Aug. 11—RANDOLPH COUNTY — One of two federal lawsuits saying that the Randolph County Jail violated inmates' civil rights by forbidding nearly all printed reading material has been dismissed.

Franklin Kyle Willis filed the lawsuit against Sheriff Greg Seabolt and Maj. Phillip Cheek in U.S. District Court in Greensboro in October.

Willis was held in the jail awaiting trial in May 2021 when jail staff confiscated all printed reading material except for the Bible.

The attorneys for Seabolt and the other defendants argued among other things that the lawsuit should be dismissed because Willis did not exhaust his options in the jail's grievance procedures. Federal law requires inmates to exhaust those options before filing a lawsuit.

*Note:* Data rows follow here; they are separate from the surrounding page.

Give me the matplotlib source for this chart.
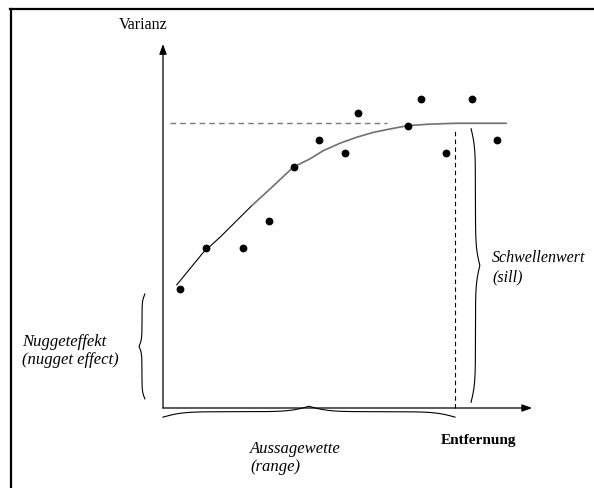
import numpy as np
import matplotlib.pyplot as plt
from matplotlib.lines import Line2D

# empirical semivariogram points (distance, variance)
dist = [0.58, 1.46, 2.75, 3.62, 4.50, 5.35, 6.23, 6.67, 8.40, 8.84, 9.69, 10.58, 11.45]
varianz = [4.18, 5.60, 5.60, 6.56, 8.47, 9.40, 8.95, 10.35, 9.91, 10.85, 8.95, 10.85, 9.40]

# fitted model curve
model_h = [0.47, 1.38, 1.95, 2.52, 3.04, 3.66, 4.46, 5.03, 5.49, 6.06, 6.63, 7.20,
           7.77, 8.40, 9.14, 10.00, 11.75]
model_g = [4.32, 5.46, 5.99, 6.57, 7.10, 7.68, 8.45, 8.74, 9.03, 9.29, 9.50, 9.67,
           9.79, 9.91, 9.96, 9.99, 9.99]

nugget = 4.0
sill = 10.0
reichweite = 10.0

serif = ['Liberation Serif', 'DejaVu Serif']


def brace(ax, p0, p1, depth, beta=30, **kw):
    # curly brace from p0 to p1, bulging to the side given by the sign of depth
    p0, p1 = np.asarray(p0, float), np.asarray(p1, float)
    t = np.linspace(0, 0.5, 100)
    half = 1 / (1 + np.exp(-beta * (t - t[0]))) + 1 / (1 + np.exp(-beta * (t - t[-1])))
    off = np.concatenate([half, half[-2::-1]])
    off = (off - off[0]) / (off.max() - off[0])
    s = np.linspace(0, 1, len(off))
    d = p1 - p0
    n = np.array([-d[1], d[0]]) / np.hypot(*d)
    pts = p0 + np.outer(s, d) + np.outer(off * depth, n)
    ax.plot(pts[:, 0], pts[:, 1], **kw)


fig = plt.figure(figsize=(5.94, 4.89), dpi=100)
ax = fig.add_axes([0, 0, 1, 1])
ax.set_xlim(-5.582, 14.760)
ax.set_ylim(-2.807, 14.351)
ax.axis('off')

# outer frame (top and left only)
fig.add_artist(Line2D([10 / 594, 1], [1 - 9.5 / 489] * 2, transform=fig.transFigure,
                      color='black', lw=1.6))
fig.add_artist(Line2D([11 / 594] * 2, [0, 1 - 9.5 / 489], transform=fig.transFigure,
                      color='black', lw=1.6))

# axes with arrows
arrow = dict(arrowstyle='-|>,head_length=0.6,head_width=0.22', color='black', lw=0.9,
             shrinkA=0, shrinkB=0)
ax.annotate('', xy=(0, 12.77), xytext=(0, 0), arrowprops=arrow)
ax.annotate('', xy=(12.64, 0), xytext=(0, 0), arrowprops=arrow)

# sill and range guide lines
ax.plot([0.24, 7.67], [sill, sill], color='#7a7a7a', lw=1, dashes=(4, 3))
ax.plot([reichweite, reichweite], [0, 9.79], color='black', lw=0.8, dashes=(4, 3))

# model curve
ax.plot(model_h[:5], model_g[:5], color='black', lw=0.8)
ax.plot(model_h[4:], model_g[4:], color='#707070', lw=1.2)

# data points
ax.plot(dist, varianz, 'o', color='black', markersize=4.6, linestyle='none')

# braces
brace(ax, (10.55, 0.2), (10.55, 9.8), -0.3, color='black', lw=0.8)
brace(ax, (-0.62, 0.32), (-0.62, nugget), 0.2, color='black', lw=0.8)
brace(ax, (0, -0.32), (reichweite, -0.32), 0.38, color='black', lw=0.8)

# labels
ax.text(-0.68, 13.47, 'Varianz', family=serif, fontsize=11.5, ha='center', va='center')
ax.text(10.79, -1.09, 'Entfernung', family=serif, fontsize=11, weight='bold',
        ha='center', va='center')
ax.text(11.27, 4.96, 'Schwellenwert\n(sill)', family=serif, style='italic', fontsize=11.5,
        ha='left', va='center', linespacing=1.25)
ax.text(-4.83, 2.04, 'Nuggeteffekt\n(nugget effect)', family=serif, style='italic',
        fontsize=12, ha='left', va='center', linespacing=1.15)
ax.text(2.98, -1.72, 'Aussagewette\n(range)', family=serif, style='italic', fontsize=12,
        ha='left', va='center', linespacing=1.15)

fig.savefig('out.png', dpi=100)
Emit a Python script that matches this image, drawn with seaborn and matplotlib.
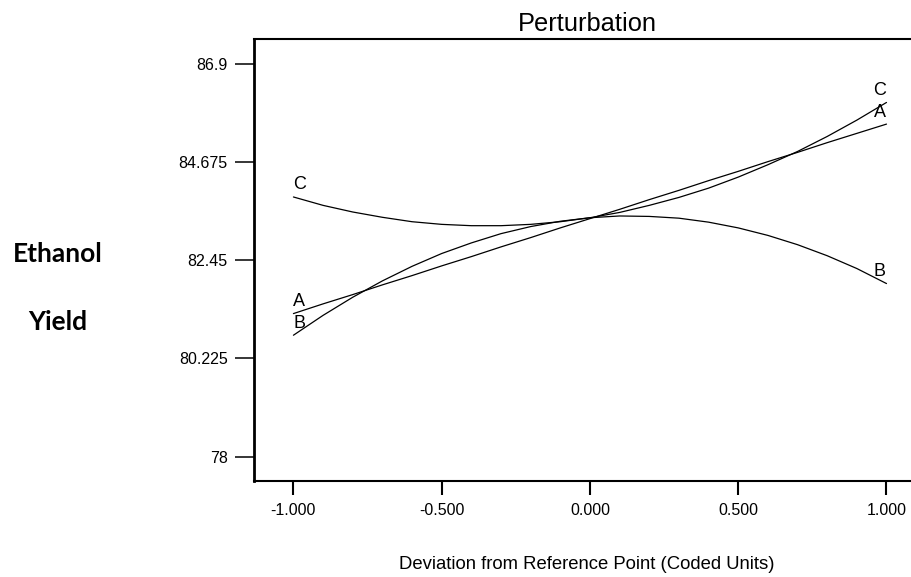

Willis never filed a response to that argument, though Willis notified the court in March that he had received no correspondence at all about his case since Jan. 31 and that he had been moved to a jail in Salisbury.

Because Willis filed no evidence by the court's deadline that he had exhausted his grievance options at the jail, Magistrate Judge Joe L. Webster of U.S. District Court in Durham ordered last week that the lawsuit be dismissed.

A separate lawsuit by another jail inmate, Austin Joshua Nance, was still pending on Wednesday. Defense attorneys in that case also have argued that Nance filed the lawsuit before exhausting his grievance options.